Rushville Republican


February 27, 2013

Stuart: Trivia that’ll really tax you

RUSHVILLE — Did you know the federal income tax was born 100 years ago, in February, 1913, making it waaaaay younger than my kids think I act.

I basically know zilch about the federal tax code, although every year, I’m told the same thing: the IRS will NEVER accept that as an acceptable excuse to not file a tax return.

Certainly there’s a lot that I could know about the tax code, if I wanted to, since I read somewhere that there are over seven million words in our nation’s official tax regulations. Yes, that’s seven million, which, in mathematical jargon, is known as a “really big honkin’ number.” (To cast it in another perspective, seven million is approximately the number of times in a 12-month period that my kids roll their eyes and sigh heavily because I’ve done something “dorky,” like, for example, saying “Hi” to one of their friends.)

I don’t know who actually counted all those words in the tax laws, but thankfully, there are people out there on the world wide web who are dedicated enough to do stuff like that, thus giving me the opportunity to aggregate a bunch of useless trivia about taxes that I hope will make this 2013 tax season one of your merriest and brightest ever.

The first income tax ever was supposedly enacted in 1404 in England, when Henry IV was king. Perhaps relatedly, Henry’s Wikipedia biography says he spent most of his 14-year reign “defending himself against plots, rebellions and assassination attempts.”

I’ll leave it to each individual reader to decide what to make of this tidbit: “In ancient Roman Days, they used to tax urine since it was a highly valued cleaning agent.”

Here’s a quote about taxes that I liked: “People who complain about taxes can be divided into two classes: men and women.”

During World War I, the top US income tax rate was, gulp, 77 percent. Holy King Henry IV!!!!

I’ve read on probably a dozen different websites the factoid that during the reign of Czar Peter the Great of Russia, men had to pay a tax if they wore a beard. Seems kind of unfair doesn’t it? I mean, what about all those Russian women wearing beards?

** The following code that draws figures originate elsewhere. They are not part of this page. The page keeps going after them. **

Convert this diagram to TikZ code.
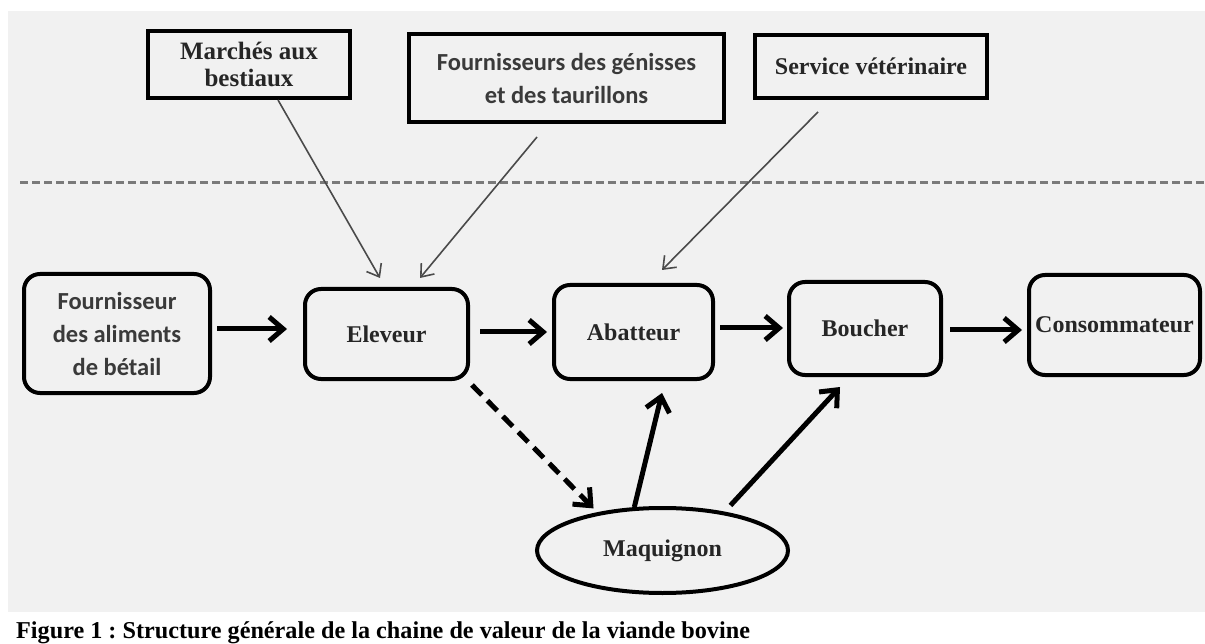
\documentclass[tikz,border=0pt]{standalone}
\usepackage{fontspec}
\setmainfont{Liberation Serif}
\newfontfamily\calib{Carlito}
\usetikzlibrary{arrows.meta,shapes.geometric,calc}
\frenchspacing
\definecolor{bggrey}{HTML}{F1F1F1}
\definecolor{dashgrey}{HTML}{7A7A7A}
\definecolor{thingrey}{HTML}{4A4A4A}
\definecolor{sanstext}{HTML}{3A3A3A}
\definecolor{serftext}{HTML}{262626}
\begin{document}
\begin{tikzpicture}[x=1pt,y=-1pt,
  topbox/.style={draw=black, line width=4pt, fill=bggrey, inner sep=0pt, align=center,
    font=\fontsize{25}{27}\selectfont\bfseries, text=serftext},
  chainbox/.style={draw=black, line width=4pt, rounded corners=16pt, fill=bggrey, inner sep=0pt,
    align=center, font=\fontsize{24}{32.5}\selectfont\bfseries, text=serftext},
  sanslabel/.style={font=\fontsize{24.5}{33}\selectfont\calib\bfseries, text=sanstext},
  ovalbox/.style={draw=black, line width=4pt, ellipse, fill=bggrey, inner sep=0pt,
    font=\fontsize{24}{28}\selectfont\bfseries, text=serftext},
  thinarrow/.style={draw=thingrey, line width=1.6pt,
    -{Straight Barb[length=11pt,width=17pt,line width=1.6pt]}},
  flow/.style={draw=black, line width=5pt, -{Straight Barb[length=14pt,width=24pt]}},
  dashflow/.style={draw=black, line width=5pt, dash pattern=on 14pt off 8pt,
    -{Straight Barb[length=14pt,width=24pt]}},
  separator/.style={draw=dashgrey, line width=3pt, dash pattern=on 8pt off 4pt}
]
\useasboundingbox (0,0) rectangle (1205,644);
\fill[white] (0,0) rectangle (1205,644);
\fill[bggrey] (8,11) rectangle (1205,612);

% separator
\coordinate (sepL) at (20,183);
\coordinate (sepR) at (1205,183);
\draw[separator] (sepL) -- (sepR);

% top boxes
\node[topbox, minimum width=202pt, minimum height=67pt] (marche) at (249,64.5)
  {Marchés aux\\bestiaux};
\node[topbox, sanslabel, minimum width=315pt, minimum height=88pt] (genisse) at (566.5,78)
  {Fournisseurs des génisses\\et des taurillons};
\node[topbox, minimum width=232pt, minimum height=63pt, font=\fontsize{24}{27}\selectfont\bfseries] (service) at (871,66.5)
  {Service vétérinaire};

% chain boxes
\node[chainbox, sanslabel, minimum width=186pt, minimum height=119pt] (fourn) at (117,333.5)
  {Fournisseur\\des aliments\\de bétail};
\node[chainbox, minimum width=163pt, minimum height=90pt] (eleveur) at (386.5,334) {Eleveur};
\node[chainbox, minimum width=159pt, minimum height=94pt] (abatteur) at (633.5,332) {Abatteur};
\node[chainbox, minimum width=152pt, minimum height=93pt] (boucher) at (865,328.5) {Boucher};
\node[chainbox, minimum width=171pt, minimum height=100pt] (conso) at (1114.5,325) {Consommateur};

% ellipse
\node[ovalbox, minimum width=251pt, minimum height=85pt] (maq) at (662.5,550.5) {Maquignon};

% thin arrows from top
\draw[thinarrow] ($(marche.south)+(29,0)$) -- ($(eleveur.north)+(-6.5,-9)$);
\draw[thinarrow] ($(genisse.south)+(-29.5,13)$) -- ($(eleveur.north)+(33.5,-9)$);
\draw[thinarrow] ($(service.south)+(-53,12)$) -- ($(abatteur.north)+(28.5,-13)$);

% horizontal flow
\draw[flow] ($(fourn.east)+(5,-4.5)$) -- ($(eleveur.west)+(-16,-5)$);
\draw[flow] ($(eleveur.east)+(10,-2)$) -- ($(abatteur.west)+(-5,0)$);
\draw[flow] ($(abatteur.east)+(5,-4)$) -- ($(boucher.west)+(-4,-0.5)$);
\draw[flow] ($(boucher.east)+(7,1.5)$) -- ($(conso.west)+(-5,5)$);

% maquignon links
\draw[dashflow] ($(eleveur.south east)+(2,4)$) -- ($(maq.150)+(-3,-4)$);
\draw[flow] (maq.123) -- ($(abatteur.south)+(28.5,12)$);
\draw[flow] ($(maq.30)+(2,-7)$) -- ($(boucher.south)+(-25,10)$);

% caption
\node[anchor=base west, inner sep=0pt, font=\fontsize{24.2}{29}\selectfont\bfseries] (caption) at (16,638)
  {Figure 1 : Structure générale de la chaine de valeur de la viande bovine};
\end{tikzpicture}
\end{document}
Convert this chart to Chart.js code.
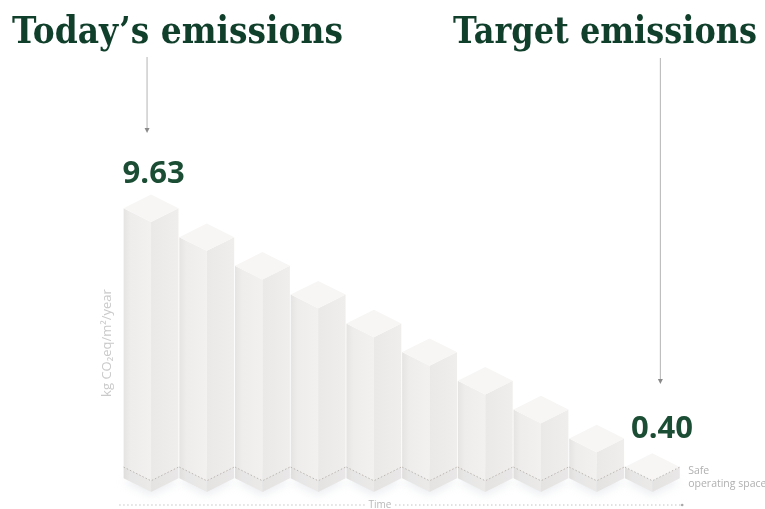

Peter the Great finally gave up on enforcing this tax, partly because his tax collectors said the collection process was “getting way too hairy,” and partly because everyone wearing a beard had started calling him “Peter the Meh.”

Another pithy quote: A tax loophole is “something that benefits the other guy. If it benefits you, it’s tax reform,” said Russell B. Long, U.S. Senator.

Incidentally, when thinking about Russell B. Long, I wondered just how Long the reach of Russell B. I discovered that he had a lot of power, so much so that the Wall Street Journal once referred to him as “the fourth branch of gummint.” Well, the WSJ didn’t actually print “gummint,” but that’s probably how most of Long’s Louisiana constituents read it.

Long was a specialist on tax law, which enabled him to explain complex concepts of tax reform in simple ways such as this: “Don’t tax you, don’t tax me, tax that fella behind the tree.”

Long was portrayed in the motion picture “JFK” by Walter Matthau, which I mention mainly because if nothing else in this column provides a chuckle, surely you can think of something Walter Matthau once did that will.

Forbes magazine has a contributor named Kelly Phillips Erb, who’s a tax lawyer, and whose motto is, “Paying tax is painful, but reading about it shouldn’t be.” Hmmm, I don’t know about that; Kelly Phillips may be ingesting some Erb, if you know what I mean, especially when you consider this bit of info I learned from her very own Forbes blog: the instructions for the “easiest” individual tax form, the 1040EZ, are 46 pages long. That sounds like a LOT of painful reading to me.

Kelly Phillips Erb apparently reeeaaallly loves taxes, to the point that all of her online resumes and biographical snapshots mention that she’s a member of the “Tax Supper Club of Philadelphia.” Rumor has it this is a group of tax lawyers who meet regularly to quaff pints of ale and sing ancient pub songs extolling the exploits of King Henry IV.